=== Aim of the task ===
Leave out the pictures and set down exactly the lines from the start of the listing through the one with "df = pd.DataFrame(rows)", both included.

┄┄┄┄┄┄┄┄┄┄┄┄┄┄┄┄┄┄┄┄

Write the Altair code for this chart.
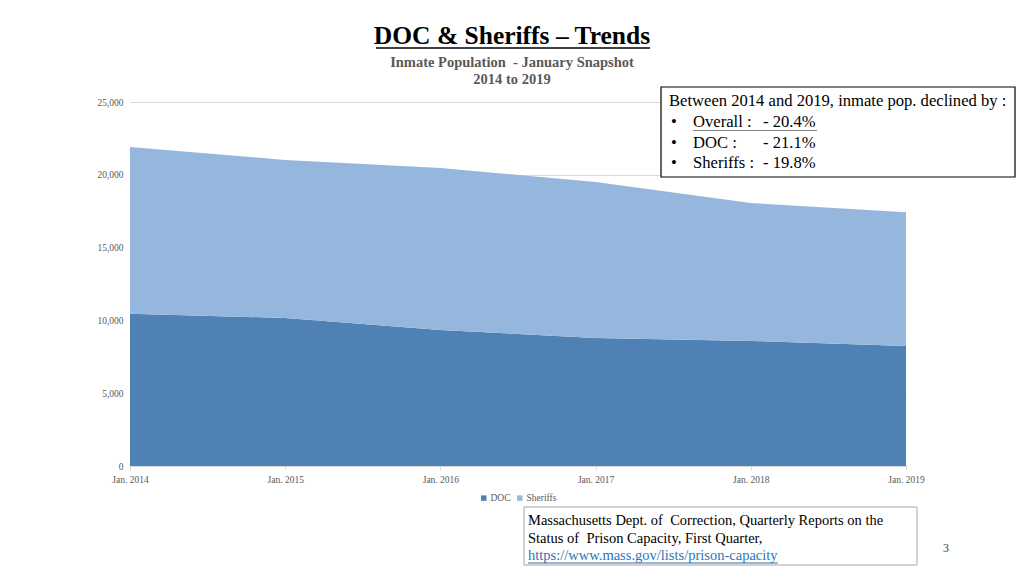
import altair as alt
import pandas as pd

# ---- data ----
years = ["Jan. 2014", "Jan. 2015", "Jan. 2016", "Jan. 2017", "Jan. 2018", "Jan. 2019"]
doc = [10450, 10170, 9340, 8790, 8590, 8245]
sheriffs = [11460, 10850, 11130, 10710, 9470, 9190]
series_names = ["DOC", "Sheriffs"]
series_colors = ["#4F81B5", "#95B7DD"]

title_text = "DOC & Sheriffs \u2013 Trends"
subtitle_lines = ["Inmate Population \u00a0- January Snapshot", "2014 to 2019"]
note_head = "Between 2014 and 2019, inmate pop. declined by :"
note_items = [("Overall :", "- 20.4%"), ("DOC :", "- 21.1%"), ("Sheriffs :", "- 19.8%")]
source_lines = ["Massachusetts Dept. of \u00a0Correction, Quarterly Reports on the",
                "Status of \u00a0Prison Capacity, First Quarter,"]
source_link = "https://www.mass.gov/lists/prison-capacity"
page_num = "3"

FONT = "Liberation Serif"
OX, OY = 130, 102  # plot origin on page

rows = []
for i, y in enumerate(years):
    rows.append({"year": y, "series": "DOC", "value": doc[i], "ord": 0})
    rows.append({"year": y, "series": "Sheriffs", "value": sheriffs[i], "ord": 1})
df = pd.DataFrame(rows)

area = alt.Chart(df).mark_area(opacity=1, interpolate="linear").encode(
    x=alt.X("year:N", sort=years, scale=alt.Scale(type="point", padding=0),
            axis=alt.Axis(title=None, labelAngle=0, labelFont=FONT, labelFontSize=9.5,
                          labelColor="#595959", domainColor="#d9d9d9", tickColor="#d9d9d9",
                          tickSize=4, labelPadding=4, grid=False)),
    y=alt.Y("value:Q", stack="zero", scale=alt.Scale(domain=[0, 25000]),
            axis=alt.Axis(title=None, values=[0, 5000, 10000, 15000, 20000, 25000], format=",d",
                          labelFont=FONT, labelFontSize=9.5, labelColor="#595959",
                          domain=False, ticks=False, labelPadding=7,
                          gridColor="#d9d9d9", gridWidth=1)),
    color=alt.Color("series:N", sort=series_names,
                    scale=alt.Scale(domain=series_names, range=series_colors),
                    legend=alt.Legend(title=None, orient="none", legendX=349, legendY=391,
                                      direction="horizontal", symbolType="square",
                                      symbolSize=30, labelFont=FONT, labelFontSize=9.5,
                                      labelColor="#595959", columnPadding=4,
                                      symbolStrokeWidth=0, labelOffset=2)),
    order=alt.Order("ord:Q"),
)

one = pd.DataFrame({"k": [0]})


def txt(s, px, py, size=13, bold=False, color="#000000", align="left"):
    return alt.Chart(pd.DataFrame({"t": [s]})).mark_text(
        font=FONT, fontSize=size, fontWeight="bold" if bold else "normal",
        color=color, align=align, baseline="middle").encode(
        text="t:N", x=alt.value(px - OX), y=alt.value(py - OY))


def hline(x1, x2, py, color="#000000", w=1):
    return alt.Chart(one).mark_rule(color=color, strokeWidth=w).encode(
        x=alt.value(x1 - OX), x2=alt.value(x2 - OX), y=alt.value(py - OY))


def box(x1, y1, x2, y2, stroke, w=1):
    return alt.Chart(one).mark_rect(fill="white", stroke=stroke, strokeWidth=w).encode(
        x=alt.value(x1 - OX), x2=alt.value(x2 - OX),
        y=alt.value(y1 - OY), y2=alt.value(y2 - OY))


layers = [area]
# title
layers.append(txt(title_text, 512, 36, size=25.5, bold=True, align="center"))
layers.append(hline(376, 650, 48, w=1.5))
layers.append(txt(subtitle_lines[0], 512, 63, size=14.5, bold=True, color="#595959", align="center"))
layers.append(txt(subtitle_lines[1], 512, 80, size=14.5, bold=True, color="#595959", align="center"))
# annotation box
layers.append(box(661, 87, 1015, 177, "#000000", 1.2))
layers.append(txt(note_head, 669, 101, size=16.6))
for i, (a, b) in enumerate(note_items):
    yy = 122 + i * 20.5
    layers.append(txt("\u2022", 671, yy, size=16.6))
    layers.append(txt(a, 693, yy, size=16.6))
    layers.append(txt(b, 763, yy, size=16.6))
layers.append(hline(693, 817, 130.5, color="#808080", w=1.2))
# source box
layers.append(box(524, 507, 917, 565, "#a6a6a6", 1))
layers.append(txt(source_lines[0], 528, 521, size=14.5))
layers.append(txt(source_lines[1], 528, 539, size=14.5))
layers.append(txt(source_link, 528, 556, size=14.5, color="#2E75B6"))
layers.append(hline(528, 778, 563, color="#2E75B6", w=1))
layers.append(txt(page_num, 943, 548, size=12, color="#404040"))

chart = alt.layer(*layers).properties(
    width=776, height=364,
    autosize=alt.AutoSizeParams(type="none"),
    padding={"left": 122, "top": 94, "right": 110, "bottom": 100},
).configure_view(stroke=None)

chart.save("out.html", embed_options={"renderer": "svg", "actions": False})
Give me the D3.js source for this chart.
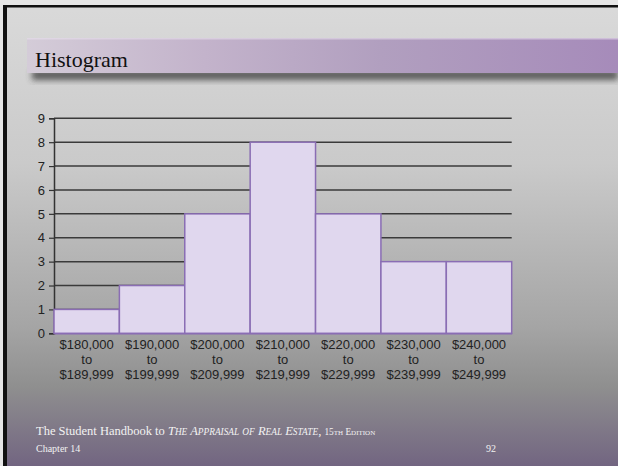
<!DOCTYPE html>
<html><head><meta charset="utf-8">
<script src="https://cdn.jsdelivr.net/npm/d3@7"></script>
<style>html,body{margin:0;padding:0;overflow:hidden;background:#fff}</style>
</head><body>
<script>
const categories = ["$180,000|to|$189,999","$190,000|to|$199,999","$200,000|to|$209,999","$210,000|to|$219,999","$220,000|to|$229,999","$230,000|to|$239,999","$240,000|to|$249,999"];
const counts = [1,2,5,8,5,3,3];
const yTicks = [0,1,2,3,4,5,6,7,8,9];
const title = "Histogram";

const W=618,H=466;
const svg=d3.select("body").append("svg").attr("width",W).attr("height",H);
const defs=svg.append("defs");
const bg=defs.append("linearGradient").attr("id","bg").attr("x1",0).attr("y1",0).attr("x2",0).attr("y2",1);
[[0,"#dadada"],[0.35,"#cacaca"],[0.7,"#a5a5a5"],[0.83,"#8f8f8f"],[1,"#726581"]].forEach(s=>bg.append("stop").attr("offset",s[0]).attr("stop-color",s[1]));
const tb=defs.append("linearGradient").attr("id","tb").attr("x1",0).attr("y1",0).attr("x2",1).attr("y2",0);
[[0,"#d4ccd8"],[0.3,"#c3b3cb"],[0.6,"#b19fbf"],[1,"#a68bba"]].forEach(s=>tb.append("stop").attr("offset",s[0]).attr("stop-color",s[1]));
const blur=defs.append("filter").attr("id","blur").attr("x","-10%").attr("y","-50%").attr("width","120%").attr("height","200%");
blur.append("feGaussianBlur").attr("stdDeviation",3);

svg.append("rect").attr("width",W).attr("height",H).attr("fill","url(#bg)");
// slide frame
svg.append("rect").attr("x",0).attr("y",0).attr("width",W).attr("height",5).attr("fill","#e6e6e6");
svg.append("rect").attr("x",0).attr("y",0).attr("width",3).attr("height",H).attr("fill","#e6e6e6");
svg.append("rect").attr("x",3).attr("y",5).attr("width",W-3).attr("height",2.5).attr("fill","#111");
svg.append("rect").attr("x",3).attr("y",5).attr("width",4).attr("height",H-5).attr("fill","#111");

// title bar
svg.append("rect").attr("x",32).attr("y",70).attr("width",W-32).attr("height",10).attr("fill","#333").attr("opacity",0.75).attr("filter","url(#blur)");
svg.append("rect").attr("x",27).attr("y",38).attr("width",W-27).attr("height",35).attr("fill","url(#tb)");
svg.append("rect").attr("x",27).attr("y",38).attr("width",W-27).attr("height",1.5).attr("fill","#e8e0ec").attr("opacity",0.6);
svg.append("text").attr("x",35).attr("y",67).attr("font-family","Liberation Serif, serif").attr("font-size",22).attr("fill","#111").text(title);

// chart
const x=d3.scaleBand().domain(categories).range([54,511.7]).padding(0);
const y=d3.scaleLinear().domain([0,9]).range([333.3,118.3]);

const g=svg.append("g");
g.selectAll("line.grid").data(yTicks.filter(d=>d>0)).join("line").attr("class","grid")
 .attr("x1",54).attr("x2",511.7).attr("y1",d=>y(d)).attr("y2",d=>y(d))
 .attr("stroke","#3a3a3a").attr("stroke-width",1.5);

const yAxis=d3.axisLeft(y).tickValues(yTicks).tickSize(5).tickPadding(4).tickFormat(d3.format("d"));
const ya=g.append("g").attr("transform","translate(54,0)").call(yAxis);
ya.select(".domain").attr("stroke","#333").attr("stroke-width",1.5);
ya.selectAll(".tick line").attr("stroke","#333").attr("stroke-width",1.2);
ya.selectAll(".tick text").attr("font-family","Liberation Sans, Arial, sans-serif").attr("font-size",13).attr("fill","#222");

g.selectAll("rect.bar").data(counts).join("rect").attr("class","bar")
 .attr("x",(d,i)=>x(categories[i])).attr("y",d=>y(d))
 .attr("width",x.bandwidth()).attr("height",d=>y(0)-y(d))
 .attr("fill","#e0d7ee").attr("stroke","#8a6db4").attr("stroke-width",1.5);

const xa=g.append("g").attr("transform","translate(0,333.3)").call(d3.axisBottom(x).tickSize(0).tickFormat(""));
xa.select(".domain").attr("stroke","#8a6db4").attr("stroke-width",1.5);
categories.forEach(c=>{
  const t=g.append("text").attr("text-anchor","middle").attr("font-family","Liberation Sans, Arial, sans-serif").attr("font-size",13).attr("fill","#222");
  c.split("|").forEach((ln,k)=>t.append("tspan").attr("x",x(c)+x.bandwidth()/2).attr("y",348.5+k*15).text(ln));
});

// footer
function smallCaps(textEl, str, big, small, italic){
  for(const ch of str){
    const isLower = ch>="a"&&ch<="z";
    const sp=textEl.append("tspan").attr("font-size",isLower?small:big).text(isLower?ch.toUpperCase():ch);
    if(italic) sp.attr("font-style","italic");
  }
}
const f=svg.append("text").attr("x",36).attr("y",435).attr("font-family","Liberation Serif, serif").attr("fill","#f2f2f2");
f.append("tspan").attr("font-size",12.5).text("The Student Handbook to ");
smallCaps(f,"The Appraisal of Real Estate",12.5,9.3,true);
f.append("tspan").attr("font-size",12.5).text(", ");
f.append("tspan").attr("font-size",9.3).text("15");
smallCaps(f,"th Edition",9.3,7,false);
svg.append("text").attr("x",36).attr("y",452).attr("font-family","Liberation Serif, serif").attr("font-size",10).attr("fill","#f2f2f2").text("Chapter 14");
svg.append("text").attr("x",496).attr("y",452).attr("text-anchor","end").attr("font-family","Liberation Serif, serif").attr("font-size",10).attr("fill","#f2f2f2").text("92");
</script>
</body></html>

┄┄┄┄┄┄┄┄┄┄┄┄┄┄┄┄┄┄┄┄

=== Result ===
Write the Altair code for this chart.
import altair as alt
import pandas as pd

# ---- data ----
years = ["Jan. 2014", "Jan. 2015", "Jan. 2016", "Jan. 2017", "Jan. 2018", "Jan. 2019"]
doc = [10450, 10170, 9340, 8790, 8590, 8245]
sheriffs = [11460, 10850, 11130, 10710, 9470, 9190]
series_names = ["DOC", "Sheriffs"]
series_colors = ["#4F81B5", "#95B7DD"]

title_text = "DOC & Sheriffs \u2013 Trends"
subtitle_lines = ["Inmate Population \u00a0- January Snapshot", "2014 to 2019"]
note_head = "Between 2014 and 2019, inmate pop. declined by :"
note_items = [("Overall :", "- 20.4%"), ("DOC :", "- 21.1%"), ("Sheriffs :", "- 19.8%")]
source_lines = ["Massachusetts Dept. of \u00a0Correction, Quarterly Reports on the",
                "Status of \u00a0Prison Capacity, First Quarter,"]
source_link = "https://www.mass.gov/lists/prison-capacity"
page_num = "3"

FONT = "Liberation Serif"
OX, OY = 130, 102  # plot origin on page

rows = []
for i, y in enumerate(years):
    rows.append({"year": y, "series": "DOC", "value": doc[i], "ord": 0})
    rows.append({"year": y, "series": "Sheriffs", "value": sheriffs[i], "ord": 1})
df = pd.DataFrame(rows)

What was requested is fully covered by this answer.